## Task prompt
Look through the material and tally each line bearing the word "chart". Give only the total.

···

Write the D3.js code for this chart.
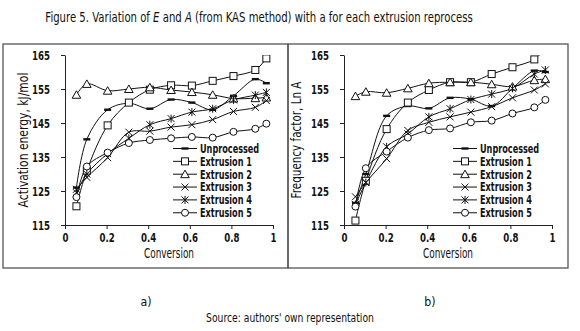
<!DOCTYPE html>
<html>
<head>
<meta charset="utf-8">
<script src="https://cdn.jsdelivr.net/npm/d3@7/dist/d3.min.js"></script>
<style>
  body { margin: 0; background: #fff; }
  svg { display: block; }
  text { font-family: "DejaVu Sans", sans-serif; fill: #111; }
</style>
</head>
<body>
<div id="chart"></div>
<script>
// ── Datos ────────────────────────────────────────────
const conversion = [0.055, 0.105, 0.205, 0.307, 0.408, 0.51, 0.61, 0.71, 0.81, 0.915, 0.968];
const seriesNames = ['Unprocessed', 'Extrusion 1', 'Extrusion 2', 'Extrusion 3', 'Extrusion 4', 'Extrusion 5'];
const markerTypes = ['dash', 'square', 'triangle', 'cross', 'star', 'circle'];
const yTicks = [115, 125, 135, 145, 155, 165];
const xTicks = [0, 0.2, 0.4, 0.6, 0.8, 1];

// a) energía de activación, kJ/mol
const energyUnprocessed = [126, 140.2, 148.9, 150.8, 149.2, 151.9, 151, 148.9, 153, 157.9, 156.7];
const energyExt1 = [120.5, 131, 144.3, 151, 154.8, 156.1, 156, 157.4, 158.8, 160.6, 164];
const energyExt2 = [153.3, 156.5, 154.5, 155, 155.5, 154.7, 154.1, 153.3, 152.2, 152.3, 152.5];
const energyExt3 = [125.5, 129, 134.8, 142.3, 142.6, 143.8, 144.5, 146, 148.4, 149.6, 151.6];
const energyExt4 = [124.5, 130, 136, 140.5, 144.5, 146.3, 148.2, 149.2, 151.8, 153.2, 154];
const energyExt5 = [123.2, 132.2, 136.3, 139.1, 140, 140.5, 140.9, 140.7, 142.4, 143.3, 144.8];

// b) factor de frecuencia, Ln A
const lnAUnprocessed = [121.5, 130, 147.1, 150, 149.3, 152.4, 152, 150, 155.2, 160.4, 160];
const lnAExt1 = [116.3, 128, 143.2, 151, 154.7, 157, 157, 159.4, 161.4, 163.7, 167];
const lnAExt2 = [152.9, 154.2, 153.9, 155.2, 156.7, 157, 157, 156.4, 155.7, 157.6, 157.9];
const lnAExt3 = [123.3, 127.5, 134.5, 142.8, 145.2, 146.8, 148.2, 149.8, 152.4, 154.7, 156.5];
const lnAExt4 = [121, 127.5, 138, 141.8, 146.8, 149.2, 151.9, 153.5, 155.2, 159.4, 160.6];
const lnAExt5 = [120.4, 131.7, 136.6, 140.7, 142.9, 143.4, 145.2, 145.7, 147.8, 149.6, 151.8];

const W = 580, H = 331;
const svg = d3.select('#chart').append('svg').attr('width', W).attr('height', H);

// No hay fuente estrecha instalada: se mide el texto y se comprime en horizontal
// hasta el ancho que tiene en la figura original.
function addText(parent, x, y, str, o = {}) {
    const g = parent.append('g');
    const t = g.append('text')
        .attr('text-anchor', o.anchor || 'middle')
        .attr('dy', o.dy || null)
        .style('font-size', (o.size || 12.5) + 'px')
        .style('font-weight', o.weight || 'normal')
        .text(str);
    g.place = (k) => g.attr('transform',
        `translate(${x},${y})${o.rotate ? ` rotate(${o.rotate})` : ''} scale(${k},1)`);
    g.text = t;
    return g;
}
function fitWidth(g, target) {
    const w = g.text.node().getComputedTextLength();
    g.place(target / w);
}
function measure(str, size, weight) {
    const t = svg.append('text').style('font-size', size + 'px').style('font-weight', weight).text(str);
    const w = t.node().getComputedTextLength();
    t.remove();
    return w;
}

// ── Título ───────────────────────────────────────────
const title = addText(svg, 259, 22, null, { size: 13.5 });
title.text.append('tspan').text('Figure 5. Variation of ');
title.text.append('tspan').style('font-style', 'italic').text('E');
title.text.append('tspan').text(' and ');
title.text.append('tspan').style('font-style', 'italic').text('A');
title.text.append('tspan').text(' (from KAS method) with a for each extrusion reprocess');
fitWidth(title, 428);

fitWidth(addText(svg, 290, 322, "Source: authors' own representation", { size: 12 }), 168);

const kTick = 18 / measure('165', 13, 'bold');
const kLegend = 52 / measure('Extrusion 1', 12, 'bold');
const kLabel = 50 / measure('Conversion', 13.5, 'normal');

// ── Marcadores ───────────────────────────────────────
function drawMarker(sel, type) {
    const s = 3.5;
    if (type === 'dash') {
        sel.append('rect').attr('x', -3.5).attr('y', -1.2).attr('width', 7).attr('height', 2.4).attr('fill', '#111');
    } else if (type === 'square') {
        sel.append('rect').attr('x', -s).attr('y', -s).attr('width', 2 * s).attr('height', 2 * s)
            .attr('fill', '#fff').attr('stroke', '#111').attr('stroke-width', 1);
    } else if (type === 'triangle') {
        sel.append('path').attr('d', `M0,${-s - 0.5}L${s + 0.8},${s}L${-s - 0.8},${s}Z`)
            .attr('fill', '#fff').attr('stroke', '#111').attr('stroke-width', 1);
    } else if (type === 'cross') {
        sel.append('path').attr('d', `M${-s},${-s}L${s},${s}M${-s},${s}L${s},${-s}`)
            .attr('stroke', '#111').attr('stroke-width', 1);
    } else if (type === 'star') {
        sel.append('path').attr('d', `M${-s},${-s}L${s},${s}M${-s},${s}L${s},${-s}M0,${-s - 0.5}L0,${s + 0.5}`)
            .attr('stroke', '#111').attr('stroke-width', 1);
    } else if (type === 'circle') {
        sel.append('circle').attr('r', s).attr('fill', '#fff').attr('stroke', '#111').attr('stroke-width', 1);
    }
}

// ── Panel ────────────────────────────────────────────
function drawPanel(cfg) {
    const g = svg.append('g');

    g.append('rect')
        .attr('x', cfg.frame[0]).attr('y', cfg.frame[1])
        .attr('width', cfg.frame[2] - cfg.frame[0]).attr('height', cfg.frame[3] - cfg.frame[1])
        .attr('fill', 'none').attr('stroke', '#555').attr('stroke-width', 1.3);

    const x = d3.scaleLinear().domain([0, 1]).range([cfg.left, cfg.right]);
    const y = d3.scaleLinear().domain([115, 165]).range([225, 55]);

    const xAxis = g.append('g').attr('transform', 'translate(0,225)')
        .call(d3.axisBottom(x).tickValues(xTicks).tickSize(4).tickPadding(4).tickSizeOuter(0).tickFormat(d3.format('')));
    const yAxis = g.append('g').attr('transform', `translate(${cfg.left},0)`)
        .call(d3.axisLeft(y).tickValues(yTicks).tickSize(4).tickPadding(11).tickSizeOuter(0));
    [xAxis, yAxis].forEach(a => {
        a.select('.domain').attr('stroke', '#222');
        a.selectAll('.tick line').attr('stroke', '#222');
        a.selectAll('text')
            .attr('x', function () { return (+d3.select(this).attr('x') || 0) / kTick; })
            .attr('transform', `scale(${kTick},1)`)
            .style('font-size', '13px').style('font-weight', 'bold')
            .style('font-family', '"DejaVu Sans", sans-serif').attr('fill', '#111');
    });

    fitWidth(addText(g, cfg.yLabelX, 140, cfg.yLabel, { rotate: -90, size: 13.5 }), cfg.yLabelW);
    addText(g, (cfg.left + cfg.right) / 2, 258, 'Conversion', { size: 13.5 }).place(kLabel);
    addText(g, cfg.tagX, 306, cfg.tag, { size: 13 }).place(0.85);

    const clipId = 'clip-' + cfg.tag.replace(')', '');
    svg.append('clipPath').attr('id', clipId)
        .append('rect').attr('x', cfg.left).attr('y', 55).attr('width', cfg.right - cfg.left).attr('height', 170);

    const plot = g.append('g').attr('clip-path', `url(#${clipId})`);
    const line = d3.line()
        .x((d, i) => x(conversion[i]))
        .y(d => y(d))
        .curve(d3.curveCatmullRom.alpha(0.5));

    cfg.series.forEach((vals) => {
        plot.append('path').datum(vals)
            .attr('d', line)
            .attr('fill', 'none').attr('stroke', '#111').attr('stroke-width', 1);
    });
    cfg.series.forEach((vals, si) => {
        vals.forEach((v, i) => {
            const m = plot.append('g').attr('transform', `translate(${x(conversion[i])},${y(v)})`);
            drawMarker(m, markerTypes[si]);
        });
    });

    // ── Leyenda ──
    const leg = g.append('g');
    seriesNames.forEach((name, i) => {
        const ly = 148.5 + i * 12.85;
        leg.append('line')
            .attr('x1', cfg.legendX).attr('x2', cfg.legendX + 24)
            .attr('y1', ly).attr('y2', ly)
            .attr('stroke', '#111').attr('stroke-width', 1);
        const m = leg.append('g').attr('transform', `translate(${cfg.legendX + 12},${ly})`);
        drawMarker(m, markerTypes[i]);
        addText(leg, cfg.legendX + 27, ly, name, { anchor: 'start', dy: '0.36em', size: 12, weight: 'bold' }).place(kLegend);
    });
}

drawPanel({
    frame: [3, 44, 288, 268],
    left: 65, right: 273,
    yLabel: 'Activation energy, kJ/mol', yLabelX: 28, yLabelW: 135,
    legendX: 173, tag: 'a)', tagX: 146,
    series: [energyUnprocessed, energyExt1, energyExt2, energyExt3, energyExt4, energyExt5]
});
drawPanel({
    frame: [288, 44, 568, 268],
    left: 344, right: 552,
    yLabel: 'Frequency factor, Ln A', yLabelX: 301, yLabelW: 117,
    legendX: 453, tag: 'b)', tagX: 430,
    series: [lnAUnprocessed, lnAExt1, lnAExt2, lnAExt3, lnAExt4, lnAExt5]
});
</script>
</body>
</html>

···

## Answer to this task
3